Saturday, March 20, 2010

the number 23

I am not in the habit of doing anything particularly special for my birthday. Last year, if I recall correctly, MD and I went out for a nice but low-key dinner. The year before, it was my first day staying in someone else's house on a cooperative farm in Costa Rica. Two years before that, the big day was spent mostly in a minivan with four people I didn't know very well, trying valiantly to get from Denver to Phoenix - a 16-hour doozy, during which I never mentioned that it was my nineteenth birthday.

The thing is, I don't like to make a big fuss, or make people feel like they're obligated to be nice to me or give me special treatment. If you hate me the other 364 days of the year, the anniversary of my birth shouldn't be any different.

That's not to say I don't appreciate some small acknowledgment. Like most people, I'd be a little upset if everyone forgot entirely, but a simple, "Oh, by the way, happy birthday," from a few loved ones is more than enough to keep me from going all Molly Ringwald.

This year, I planned to keep things pretty quiet: dinner in the city, Skype chats with a couple friends, maybe treat myself to a massage and a new book. I hoped that most people wouldn't realize it was my birthday at all.

No such luck. I have no idea how the news got out, but
everyone knew by the end of the day. I think I remember mentioning it offhand to Elsa a few weeks ago - probably when she expressed surprise at my tender age of 22 - but I assumed she'd forgotten until Harriet searched me out to deliver a pair of huge, fabulously garish earrings, which were so perfectly me that I immediately switched them out with the pair I was wearing. Harriet made a point of telling me they were from Elsa, probably because she didn't want me to think she'd chosen such ugly things. (Elsa told me later that her mom had in fact thought they were too big and loud, but Elsa had insisted that they were my style.)

I must have told Rosalind, too, because Alma informed me she's the one who spilled the beans to the Vietnamese. Alma and Winnie ambushed me in the morning with a joyfully off-key rendition of
Happy Birthday, as well as three different cards: Winnie's short and sweet, Rosalind's in textbook-perfect English, and Alma's almost invisible under a thick layer of stickers. I blushed and cringed and thanked them - and then, like the coward I am, I ran away. I intended to hide in the office, but it proved no sanctuary, as our social worker Agatha pulled out an incredibly sweet card that George and Ruthie had left behind for me. (They've been in Vietnam for the last two weeks, so how the hell they knew, I have no idea.)

Later in the morning, Betty came in and stood next to my chair, a terrible scowl darkening her normally cheerful visage. Slightly alarmed, I asked what was wrong. She continued to glare at me for several seconds, then abruptly burst into a huge grin and flung herself at me, bellowing
Happy Birthday at the top of her lungs. "Shut up, shut up," I wailed, totally in vain, as she just cackled wildly and squeezed me tighter.

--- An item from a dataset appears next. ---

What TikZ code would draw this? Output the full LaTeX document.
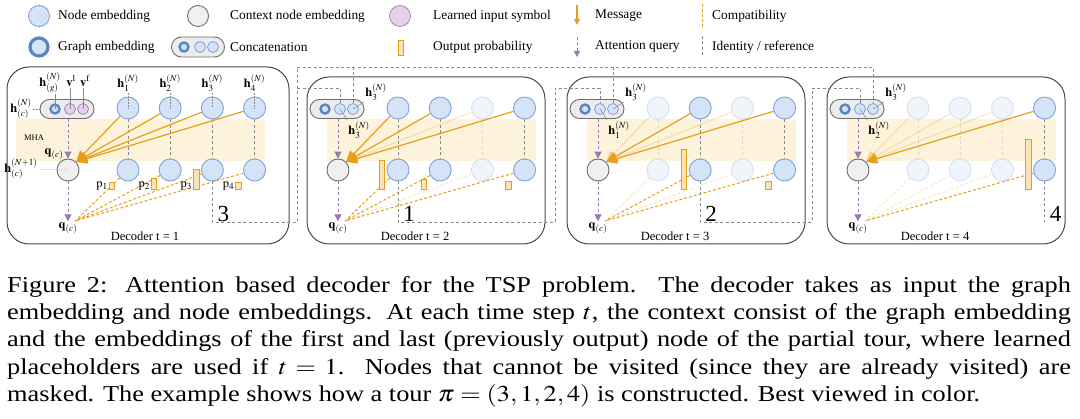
\documentclass[tikz,border=0pt]{standalone}
\usepackage{amsmath}
\usepackage{mathptmx}
\usepackage{fontspec}
\setmainfont{Liberation Serif}
\usepackage{tikz}
\usetikzlibrary{arrows.meta,calc,positioning}

\definecolor{nodefill}{HTML}{D5E3F7}
\definecolor{nodeline}{HTML}{7FA2D6}
\definecolor{maskfill}{HTML}{F0F5FC}
\definecolor{maskline}{HTML}{D3E0F3}
\definecolor{graphline}{HTML}{5B84C2}
\definecolor{ctxfill}{HTML}{F0F0F0}
\definecolor{ctxline}{HTML}{6E6E6E}
\definecolor{purpfill}{HTML}{E3D2EA}
\definecolor{purpline}{HTML}{A585B8}
\definecolor{purparrow}{HTML}{9A78B6}
\definecolor{msgcol}{HTML}{E5A019}
\definecolor{probfill}{HTML}{FCE3B4}
\definecolor{mhafill}{HTML}{FDF3DA}
\definecolor{refcol}{HTML}{8A8A8A}
\definecolor{pillfill}{HTML}{ECECEC}
\definecolor{framecol}{HTML}{4A4A4A}

\newcommand{\legfont}{\fontsize{13.4}{16}\selectfont}
\newcommand{\lblfont}{\fontsize{12.5}{15}\selectfont}
\newcommand{\numfont}{\fontsize{23}{25}\selectfont}
\newcommand{\capfont}{\fontsize{22.7}{27.3}\selectfont}

\tikzset{
  emb/.style={circle, draw=nodeline, fill=nodefill, line width=0.9pt, minimum size=22pt, inner sep=0pt},
  embmask/.style={emb, draw=maskline, fill=maskfill},
  ctx/.style={circle, draw=ctxline, fill=ctxfill, line width=0.9pt, minimum size=22pt, inner sep=0pt},
  slot/.style={circle, draw=nodeline, fill=nodefill, line width=0.8pt, minimum size=11pt, inner sep=0pt},
  learned/.style={slot, draw=purpline, fill=purpfill},
  graphemb/.style={slot, draw=graphline, line width=2.4pt, minimum size=9pt},
  pill/.style={rectangle, rounded corners=9.5pt, draw=ctxline, fill=pillfill, line width=0.9pt, minimum width=54pt, minimum height=19pt},
  panel/.style={draw=framecol, line width=1pt, rounded corners=22pt},
  mha/.style={fill=mhafill},
  msg/.style={draw=msgcol, line width=1.2pt, -{Triangle[length=11pt,width=10pt]}},
  query/.style={draw=purparrow, line width=1pt, dash pattern=on 3pt off 2.5pt, -{Triangle[length=7pt,width=7pt]}},
  compat/.style={draw=msgcol, line width=1pt, dash pattern=on 3pt off 2pt},
  ref/.style={draw=refcol, line width=0.8pt, dash pattern=on 3pt off 2.5pt},
  lead/.style={draw=refcol, line width=0.5pt},
  prob/.style={draw=msgcol, fill=probfill, line width=0.8pt},
  lbl/.style={inner sep=1pt, font=\lblfont},
  legtext/.style={anchor=west, inner sep=0pt, font=\legfont},
  num/.style={inner sep=0pt, font=\numfont},
}

% one decoder step: #1 step, #2 x of context node, #3 node/style/opacity, #4 node/bar height, #5 slot style
\newcommand{\decoder}[5]{%
  \begin{scope}[shift={(#2,0)}]
    % context
    \node[pill] (d#1pill) at (-1,109) {};
    \node[graphemb] (d#1g) at (-13,109) {};
    \node[#5] (d#1s2) at (2,109) {};
    \node[#5] (d#1s3) at (15,109) {};
    \node[ctx] (d#1c) at (0,170) {};
    \node[lbl] (d#1q) at (0,228) {$\mathbf{q}_{(c)}$};
    \coordinate (d#1qq) at (7,221);
    \node[lbl] (d#1name) at (77,236) {Decoder t = #1};
    % node embeddings
    \foreach \i/\st/\op in {#3} {
      \node[\st] (d#1t\i) at ({60+42.2*(\i-1)},108) {};
      \node[\st] (d#1b\i) at ({60+42.2*(\i-1)},170) {};
    }
    \foreach \i/\st/\op in {#3} {
      \draw[ref, opacity=\op] (d#1t\i) -- (d#1b\i);
      \draw[msg, opacity=\op] (d#1t\i) -- (d#1c.45);
      \draw[compat, opacity=\op] (d#1b\i) -- (d#1qq);
    }
    % queries
    \draw[query] (d#1pill.south -| d#1c) -- (d#1c);
    \draw[query] (d#1c) -- (d#1q);
    % output probabilities
    \foreach \i/\h in {#4}
      \draw[prob] ($(d#1b\i)+(-19,19)$) rectangle ++(5.5,-\h);
  \end{scope}
}

\begin{document}
\begin{tikzpicture}[x=1pt,y=-1pt]
\useasboundingbox (0,0) rectangle (1080,419);

% legend, first row
\node[emb, minimum size=21pt] (legnode) at (39,16) {};
\node[legtext] (legnodet) at (58,16) {Node embedding};
\node[ctx, minimum size=21pt] (legctx) at (198,16) {};
\node[legtext] (legctxt) at (230,16) {Context node embedding};
\node[learned, minimum size=21pt] (leglearn) at (400,16) {};
\node[legtext] (leglearnt) at (433,16) {Learned input symbol};
\coordinate (legmsga) at (577,5);
\coordinate (legmsgb) at (577,25);
\draw[msg, -{Triangle[length=6pt,width=6pt]}] (legmsga) -- (legmsgb);
\node[legtext] (legmsgt) at (595,16) {Message};
\coordinate (legcompa) at (702,4);
\coordinate (legcompb) at (702,28);
\draw[compat] (legcompa) -- (legcompb);
\node[legtext] (legcompt) at (712,16) {Compatibility};

% legend, second row
\node[graphemb, minimum size=18pt, line width=3.2pt] (leggraph) at (39,47) {};
\node[legtext] (leggrapht) at (58,47) {Graph embedding};
\node[pill, minimum width=53pt, minimum height=20pt, rounded corners=10pt] (legpill) at (198,47) {};
\node[graphemb] (legpg) at (184,47) {};
\node[slot] (legps2) at (200,47) {};
\node[slot] (legps3) at (213,47) {};
\node[legtext] (legpillt) at (230,47) {Concatenation};
\draw[prob] (398,40) rectangle (403,55);
\node[legtext] (legprobt) at (433,47) {Output probability};
\coordinate (legqa) at (577,37);
\coordinate (legqb) at (577,57);
\draw[query, -{Triangle[length=6pt,width=6pt]}] (legqa) -- (legqb);
\node[legtext] (legqt) at (595,47) {Attention query};
\coordinate (legrefa) at (702,36);
\coordinate (legrefb) at (702,58);
\draw[ref] (legrefa) -- (legrefb);
\node[legtext] (legreft) at (712,47) {Identity / reference};

% panels
\draw[panel] (7,67) rectangle (289,244);
\draw[panel] (307,77) rectangle (545,244);
\draw[panel] (567,77) rectangle (805,244);
\draw[panel] (827,77) rectangle (1065,244);

% MHA bands
\fill[mha] (16,119) rectangle (265,161);
\fill[mha] (327,119) rectangle (536,161);
\fill[mha] (587,119) rectangle (796,161);
\fill[mha] (847,119) rectangle (1056,161);
\node[lbl, font=\fontsize{8.5}{10}\selectfont] (mha) at (34,138) {MHA};

% decoder steps
\decoder{1}{68}{1/emb/1,2/emb/1,3/emb/1,4/emb/1}{1/7,2/11,3/20,4/7}{learned}
\decoder{2}{338}{1/emb/1,2/emb/1,3/embmask/0.25,4/emb/1}{1/29,2/10,4/8}{slot}
\decoder{3}{598}{1/embmask/0.25,2/emb/1,3/embmask/0.25,4/emb/1}{2/40,4/8}{slot}
\decoder{4}{858}{1/embmask/0.25,2/embmask/0.25,3/embmask/0.25,4/emb/1}{4/50}{slot}

% labels of the first step
\node[lbl] (d1hg) at (50,83) {$\mathbf{h}^{(N)}_{(g)}$};
\node[lbl] (d1vl) at (71,81) {$\mathbf{v}^{\mathrm{l}}$};
\node[lbl] (d1vf) at (85,81) {$\mathbf{v}^{\mathrm{f}}$};
\draw[lead] (d1g |- d1hg.south) -- (d1g.center);
\draw[lead] (d1s2 |- d1vl.south) -- (d1s2.center);
\draw[lead] (d1s3 |- d1vf.south) -- (d1s3.center);
\node[lbl] (d1hc) at (21,109) {$\mathbf{h}^{(N)}_{(c)}$};
\draw[lead, densely dotted] (d1hc) -- (d1pill);
\node[lbl] (d1hcc) at (21,169) {$\mathbf{h}^{(N+1)}_{(c)}$};
\draw[lead, densely dotted] (d1hcc) -- (d1c.center);
\node[lbl] (d1qin) at (54,154) {$\mathbf{q}_{(c)}$};
\foreach \i in {1,...,4} {
  \node[lbl] (d1h\i) at (d1t\i |- d1hg) {$\mathbf{h}^{(N)}_{\i}$};
  \draw[lead, densely dotted] (d1h\i) -- (d1t\i.center);
  \node[lbl] (d1p\i) at ($(d1b\i)+(-26,16)$) {$\mathrm{p}_{\i}$};
}

% labels of the context slots
\foreach \pn/\last in {2/3,3/1,4/2} {
  \node[lbl] (d\pn hf) at ($(d\pn s3)+(23,-17)$) {$\mathbf{h}^{(N)}_{3}$};
  \draw[lead] (d\pn s3.center) -- (d\pn hf.south west);
  \node[lbl] (d\pn hl) at ($(d\pn s2)+(19,21)$) {$\mathbf{h}^{(N)}_{\last}$};
  \draw[lead] (d\pn s2.center) -- (d\pn hl.north west);
}

% identity / reference routes
\coordinate (r1) at (297,222);
\coordinate (r1top) at (297,67);
\coordinate (r1mid) at (297,88);
\draw[ref] (d1b3) |- (r1) -- (r1top) -| (d4s3);
\draw[ref] (r1mid) -| (d2s2);
\draw[ref] (d2s3 |- r1top) -- (d2s3);
\draw[ref] (d3s3 |- r1top) -- (d3s3);
\coordinate (r2) at (555,222);
\coordinate (r2mid) at (555,88);
\draw[ref] (d2b1) |- (r2) -- (r2mid) -| (d3s2);
\coordinate (r3) at (812,222);
\coordinate (r3mid) at (812,88);
\draw[ref] (d3b2) |- (r3) -- (r3mid) -| (d4s2);
\coordinate (r4) at (d4b4 |- r1);
\draw[ref] (d4b4) -- (r4);
\node[num] (n1) at ($(d1b3 |- r1)+(11,-8)$) {3};
\node[num] (n2) at ($(d2b1 |- r1)+(11,-8)$) {1};
\node[num] (n3) at ($(d3b2 |- r1)+(11,-8)$) {2};
\node[num] (n4) at ($(d4b4 |- r1)+(11,-8)$) {4};

% caption
\node[anchor=north west, text width=917pt, align=justify, inner sep=0pt,
      xscale=1.16, transform shape, font=\capfont] (caption) at (7,276)
  {Figure 2: Attention based decoder for the TSP problem. The decoder takes as input the graph\linebreak
   embedding and node embeddings. At each time step $t$, the context consist of the graph embedding\linebreak
   and the embeddings of the first and last (previously output) node of the partial tour, where learned\linebreak
   placeholders are used if $t=1$. Nodes that cannot be visited (since they are already visited) are\linebreak
   masked. The example shows how a tour $\boldsymbol{\pi}=(3,1,2,4)$ is constructed. Best viewed in color.};

\end{tikzpicture}
\end{document}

Later still, Winnie came to the door of the office and asked me to come with her. It's not an unusual request, and the reward for cooperation is often papaya salad, so I happily joined her for a stroll behind the women's residence, arms slung around each other's waists. We meandered along, idly discussing the plague of tiny frogs that had suddenly descended on the farm that morning, and it wasn't until we approached the gazebo and I saw all the women gathered together that my brain started howling, "IT'S A TRAP!"

The women burst into that hateful song, led by a beaming Betty, and I smacked Winnie's shoulder and hid my crimson face in my hands like the socially inept ingrate I am. Then I noticed Pippi walking over from the office bearing a serving dish piled high with ice cream, the melting tower obscured by a mass of flaming yellow candles. Everyone sang again, presumably because they enjoyed watching me squirm, and I managed to blow out the candles and thank everyone without passing out or embarrassing myself any further.

I'm still pretty embarrassed about all the ballyhoo - so very unexpected because it's practically unheard-of around these parts - and I'm sure there were many people that were strong-armed into participating who really didn't give a damn one way or another. But I'm not so ungrateful as to demean the actions and effort of the handful of people who were behind it all, who just wanted to do something special and make me happy.

So even though they'll (God willing) never read this, let me just say for the record: thanks, you guys. I love you too.